Zum Wacken-Erfolg hätten wesentlich auch die Medien beigetragen, die das Festival ab den 2000er Jahren als sympathische Freak-Show inszeniert hätten. „Gezeigt wurden 'edle Wilde', die vier Tage die Sau rauslassen, aber eigentlich ganz freundlich und friedlich sind“, sagt Trummer. Dieses Narrativ habe die Veranstaltung in den Mainstream getragen. Der Kontrast von dörflichem Ambiente und globalen Mega-Event sei bis heute ein „superinteressanter Storytelling-Point“.

„Viele Festival-Besucher sind einfach nur Party-Touristen“

Nach Beobachtung des Braunschweiger Medienästhetik-Professors Rolf Nohr rückt bei dem Hype um Wacken die Musik selbst inzwischen in den Hintergrund. „Die Popularität des Wacken Open Air speist sich weniger aus der Musikalität als aus dem Event-Charakter“, sagt Nohr. „Viele Festival-Besucher sind einfach nur Party-Touristen.“

In der Tat ist das Wacken Open Air heute ein kommerziell durchchoreografierter Vergnügungspark: Zehntausende Headbanger haben Tickets für je 300 Euro erworben; zusätzlich laden sie Geld auf Chip-Bändchen, mit denen sie vier Tage lang Merchandise-Produkte, Bier und Fast Food kontaktlos erwerben. Zu den Sponsoren zählen eine Großbrauerei, ein Telekommunikationskonzern und ein schwedischer Truck-Hersteller.

Und unter dem Wacken-Label mit dem Rinderschädel werden Kreuzfahrten, Ski-Touren und internationale Band-Wettbewerbe veranstaltet. Eine Streaming-Serie fiktionalisiert die Entstehungsgeschichte des Festivals als kauziges Heldenepos. „Wacken ist eine riesenhafte Gelddruckmaschine geworden“, sagt Nohr.
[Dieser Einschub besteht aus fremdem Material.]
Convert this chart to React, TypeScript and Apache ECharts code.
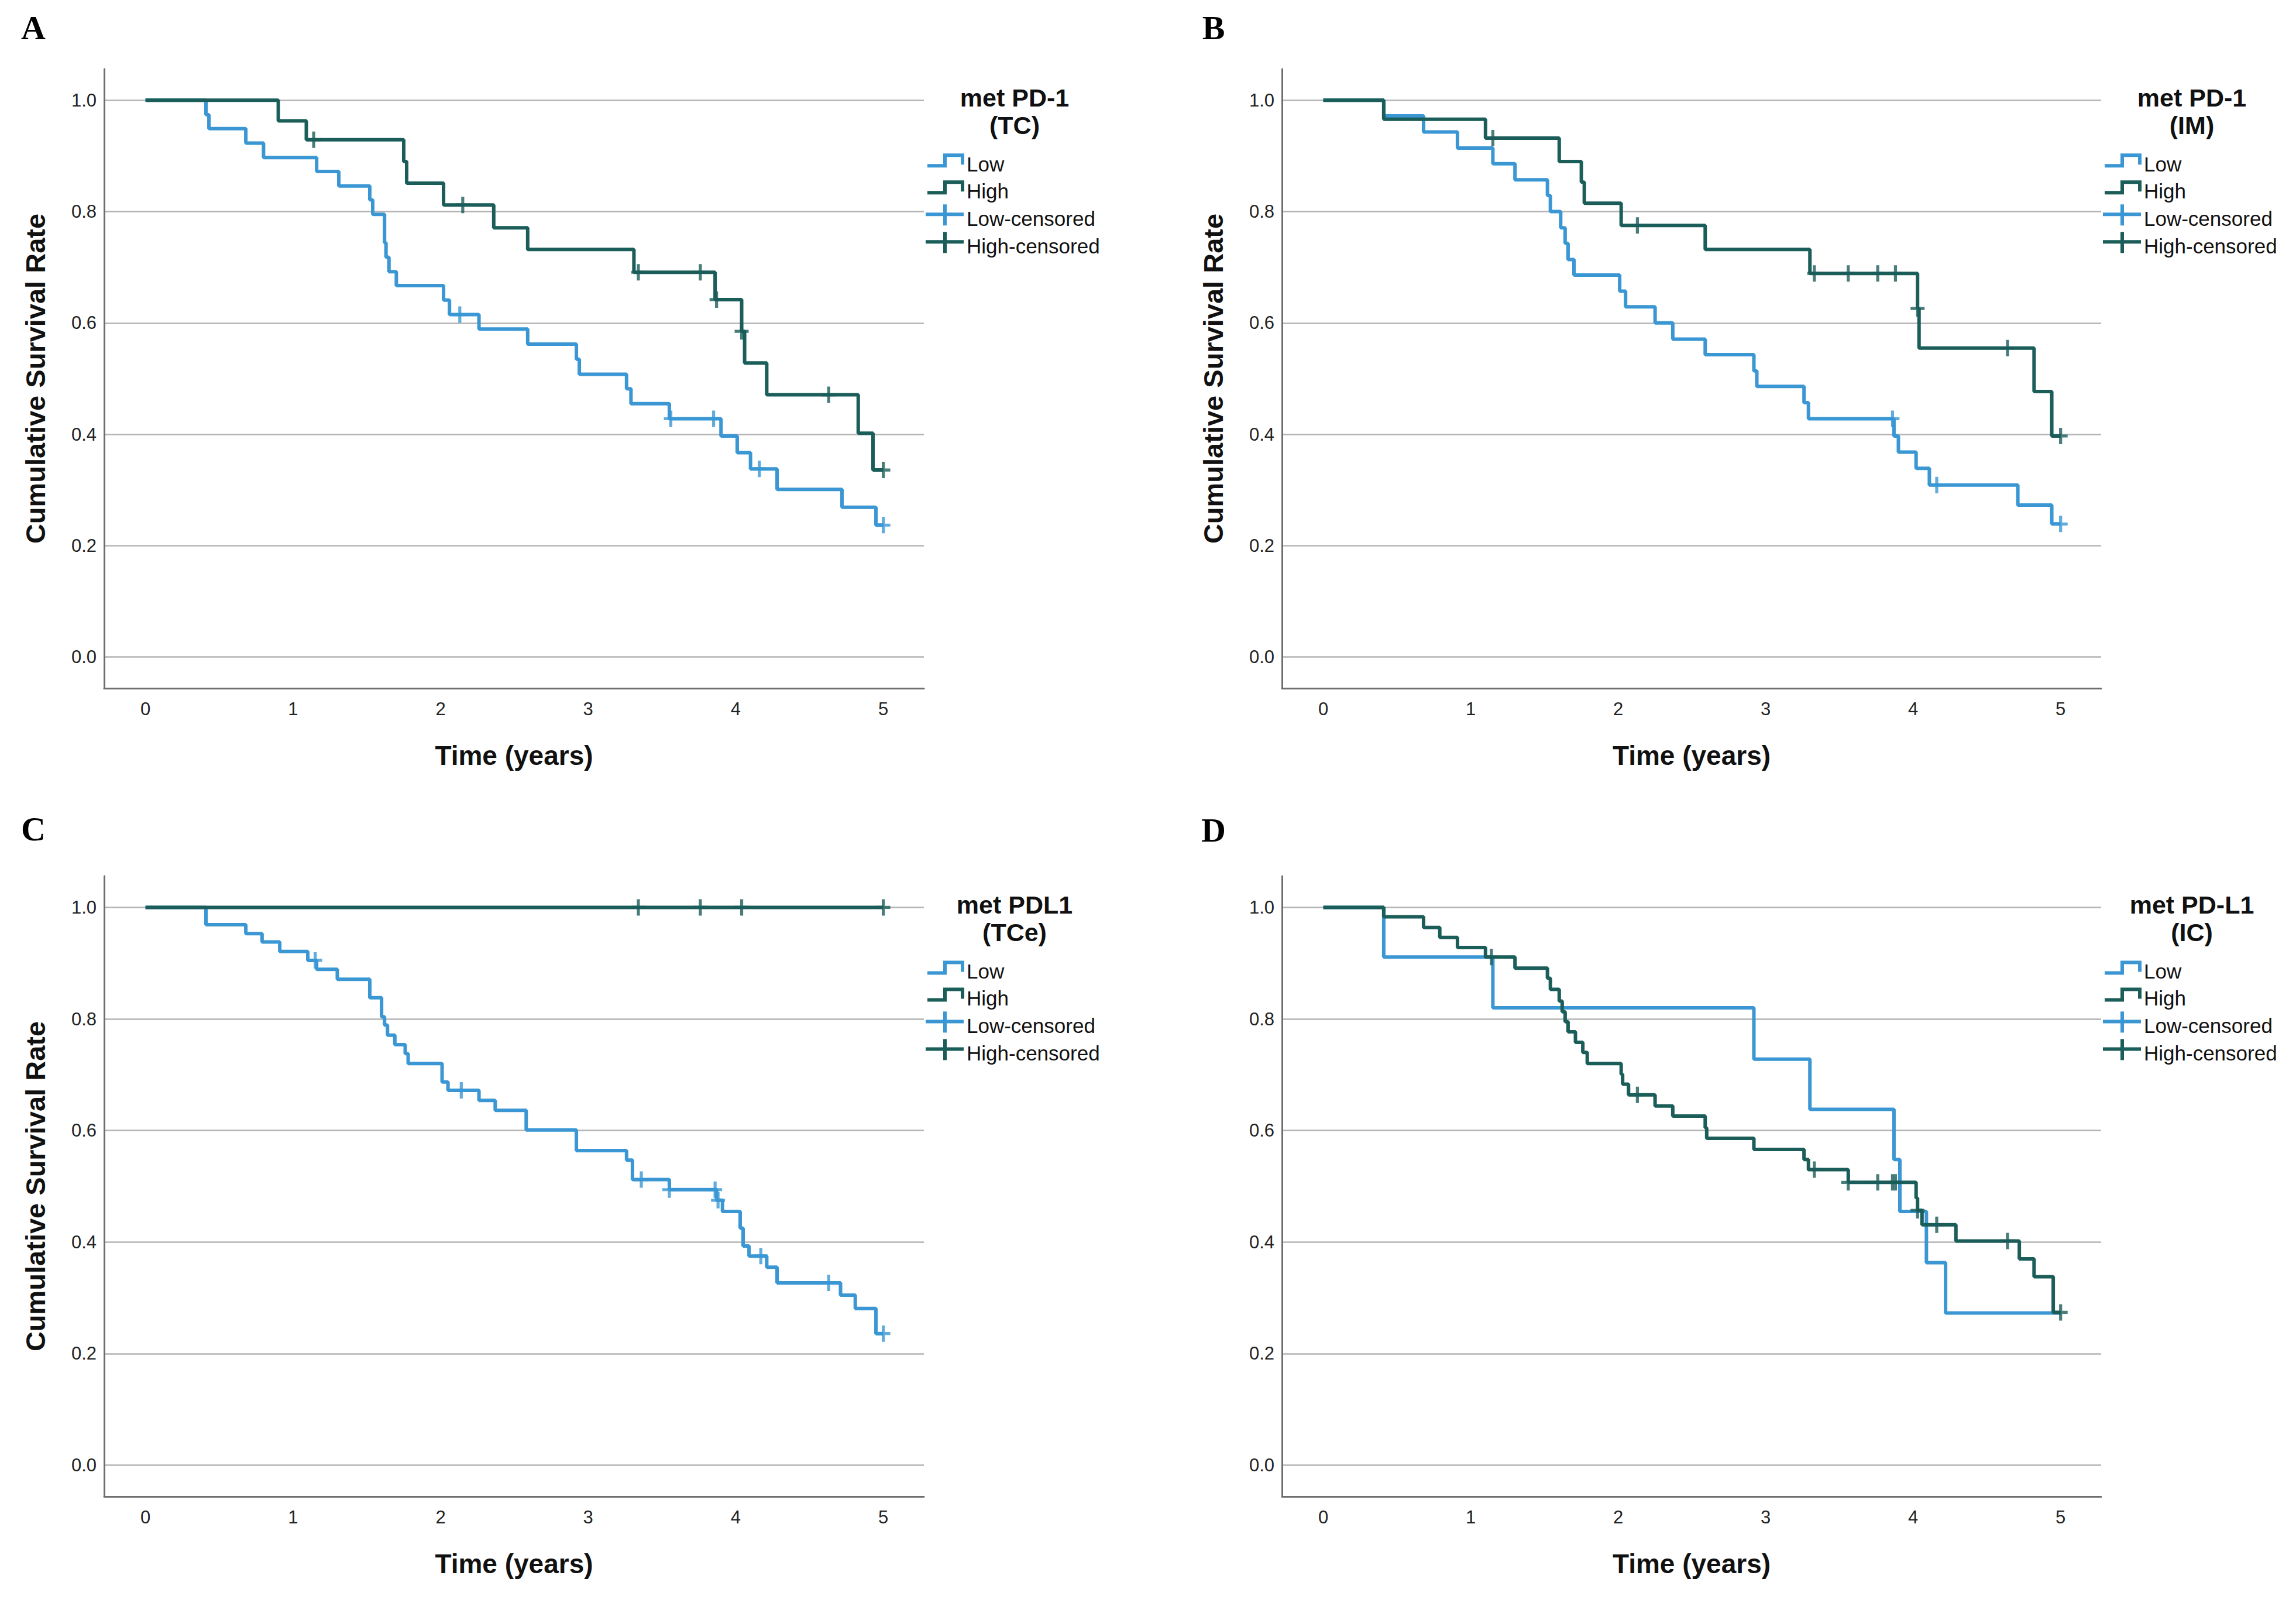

„Größte Metal-Party der Welt“

In der Folge hat sich ein Teil der Metal-Szene abgewendet. Dort gelte Wacken als „Aushängeschild für die Kommerzialisierung des Genres“, sagt Forscher Trummer, der selbst in einer Metal-Combo spielt. Die radikale Vermarktung widerspreche dem „Authentizitätsanspruch“ der Szene, die sich als Gegenkultur verstehe. „Die Kreativität und Widerständigkeit der Musikrichtung wird von Underground-Bands hochgehalten, die nicht in Wacken auftreten.“

Thomas Jensen, der das Festival mit seinem Kumpel Holger Hübner gründete, ficht die Debatte um Kommerzialisierung und mutmaßlichen Authentizitätsverrat indes nicht an. „Metalheads aus über 80 Nationen kommen bei uns zusammen, um ihre Musik, den Lebensstil und die Gemeinschaft zu feiern“, erklärt er auf epd-Anfrage. Dabei kämen Bands aller Größenordnungen und Subgenres zum Zuge. Durchaus lasse sich das Festival als „größte Metal-Party der Welt“ bezeichnen, betont Jensen: Daran sei nichts verwerflich.

Rolf Nohr, ein Pionier der „Metal Studies“ in Deutschland, erkennt in der Entwicklung des Genres ein Muster: „Der Metal bewegt sich immer wieder auf die Kulturindustrie zu, begreift dies aber immer auch als Verrat“, erläutert er. So folge auf eine Welle der Kommerzialisierung stets eine Erneuerung. Ein Beispiel sei der Black Metal, der Anfang der 1990er Jahre in Skandinavien als Reaktion auf die Popularität von Bands wie Metallica entstand.

Mit Blick auf Wacken fragt sich Nohr, „wie weit die Festivalmacher die Kommerzialisierung noch treiben können. Irgendwann werden alle sagen: Wacken nervt.“ Aber genau das könnte der Punkt sein, an dem sich der Metal ein weiteres Mal erneuern werde.